Resolves the correct distributed model class from the model config
and delegates to its from_pretrained method.
"""
class FromPretrainedMixin:
@classmethod
def from_pretrained(
cls,
model_name_or_path: Union[str, os.PathLike, None],
*args,
low_cpu_mem_usage: Optional[bool] = None,
**kwargs,
):
"""
Overrides HuggingFace from_pretrained to force low_cpu_mem_usage=True
and torch_dtype="auto" for distributed loading.
"""
Import
from petals import AutoDistributedModelForCausalLM
I/O Contract
Inputs
| Name | Type | Required | Description |
|---|---|---|---|
| model_name_or_path | str | Yes | HuggingFace model repository name (e.g. "petals-team/StableBeluga2") |
| torch_dtype | str or torch.dtype | No | Data type for weights; defaults to "auto" which resolves from model config |
| low_cpu_mem_usage | bool | No | Forced to True by Petals to minimize RAM during loading |
| token | Optional[str] | No | HuggingFace authentication token for gated models |
| dht | DHT | No | Pre-existing DHT instance; if None, auto-created from PUBLIC_INITIAL_PEERS |
Outputs
| Name | Type | Description |
|---|---|---|
| model | DistributedModelForCausalLM | Distributed model instance (e.g. DistributedLlamaForCausalLM) with RemoteSequential as transformer layers, local embeddings and LM head loaded |
Usage Examples
Basic Model Loading
from petals import AutoDistributedModelForCausalLM
from transformers import AutoTokenizer
model_name = "petals-team/StableBeluga2"
# Load distributed model - only downloads embeddings and LM head locally
model = AutoDistributedModelForCausalLM.from_pretrained(model_name)
# Load tokenizer normally
tokenizer = AutoTokenizer.from_pretrained(model_name)
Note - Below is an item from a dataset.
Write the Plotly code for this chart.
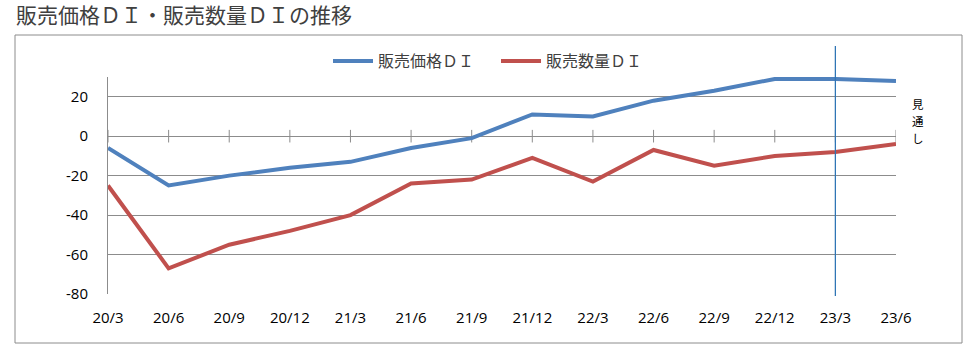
import plotly.graph_objects as go

categories = ["20/3", "20/6", "20/9", "20/12", "21/3", "21/6", "21/9",
              "21/12", "22/3", "22/6", "22/9", "22/12", "23/3", "23/6"]
price_di = [-6, -25, -20, -16, -13, -6, -1, 11, 10, 18, 23, 29, 29, 28]
quantity_di = [-25, -67, -55, -48, -40, -24, -22, -11, -23, -7, -15, -10, -8, -4]
forecast_start = "23/3"
forecast_label = "見通し"
y_ticks = [-80, -60, -40, -20, 0, 20]
y_tick_labels = ["-80", "-60", "-40", "-20", "0", "20"]

W, H = 975, 349
L, R, T, B = 108, 79, 77, 55
pw, ph = W - L - R, H - T - B

def px_x(p):
    return (p - L) / pw

def px_y(p):
    return (H - B - p) / ph

blue = "#4F81BD"
red = "#C0504D"
grid = "#8C8C8C"
font_jp = "Noto Sans CJK JP, Open Sans, sans-serif"
font_num = "Open Sans, sans-serif"

fig = go.Figure()

# cross tick marks on the zero axis line
fig.add_trace(go.Scatter(
    x=categories, y=[0] * len(categories), mode="markers",
    marker=dict(symbol="line-ns", size=9, line=dict(width=1, color=grid), color=grid),
    showlegend=False, hoverinfo="skip"))

fig.add_trace(go.Scatter(x=categories, y=price_di, mode="lines", name="販売価格ＤＩ",
                         line=dict(color=blue, width=4)))
fig.add_trace(go.Scatter(x=categories, y=quantity_di, mode="lines", name="販売数量ＤＩ",
                         line=dict(color=red, width=4)))

idx = categories.index(forecast_start)
fig.add_shape(type="line", xref="x", yref="paper", x0=idx, x1=idx,
              y0=px_y(296), y1=px_y(46), line=dict(color="#2F75B5", width=1.3))

# outer chart border
fig.add_shape(type="rect", xref="paper", yref="paper",
              x0=px_x(15), x1=px_x(962), y0=px_y(343), y1=px_y(35),
              line=dict(color="#8C8C8C", width=1), layer="below")

# vertical text, one character per line
for i, ch in enumerate(forecast_label):
    fig.add_annotation(xref="paper", yref="paper", x=px_x(917.5), y=px_y(104 + 17 * i),
                       text=ch, showarrow=False,
                       font=dict(family=font_jp, size=11.5, color="#000000"),
                       xanchor="center", yanchor="middle")

fig.update_layout(
    width=W, height=H,
    margin=dict(l=L, r=R, t=T, b=B, pad=0),
    paper_bgcolor="white", plot_bgcolor="white",
    title=dict(text="販売価格ＤＩ・販売数量ＤＩの推移", xref="container", yref="container",
               x=16 / W, xanchor="left", y=1 - 16 / H, yanchor="middle",
               font=dict(family=font_jp, size=21, color="#404040")),
    legend=dict(orientation="h", xref="paper", yref="paper",
                x=px_x(328), xanchor="left", y=px_y(61), yanchor="middle",
                font=dict(family=font_jp, size=16, color="#404040"),
                itemwidth=40, entrywidth=113, entrywidthmode="pixels",
                tracegroupgap=0, bgcolor="rgba(0,0,0,0)"),
    xaxis=dict(type="category", categoryorder="array", categoryarray=categories,
               range=[0, len(categories) - 1], showgrid=False, zeroline=False,
               showline=False, ticks="", ticklabelstandoff=13,
               tickfont=dict(family=font_num, size=15, color="#000000")),
    yaxis=dict(range=[-80, 30], tickvals=y_ticks, ticktext=y_tick_labels,
               showgrid=True, gridcolor=grid,
               gridwidth=1, zeroline=True, zerolinecolor=grid, zerolinewidth=1,
               showline=True, linecolor=grid, linewidth=1, ticks="",
               ticklabelstandoff=16,
               tickfont=dict(family=font_num, size=15, color="#000000")),
)

fig.write_html("out.html")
# The model's transformer layers are RemoteSequential proxies
print(type(model.model.layers)) # <class 'petals.client.remote_sequential.RemoteSequential'>
Loading with Custom DHT
from hivemind import DHT
from petals import AutoDistributedModelForCausalLM
# Connect to a private swarm
dht = DHT(initial_peers=["/ip4/1.2.3.4/tcp/31337/p2p/QmExample..."], start=True)
model = AutoDistributedModelForCausalLM.from_pretrained(
"meta-llama/Llama-2-70b-chat-hf",
dht=dht,
token="hf_YOUR_TOKEN",
)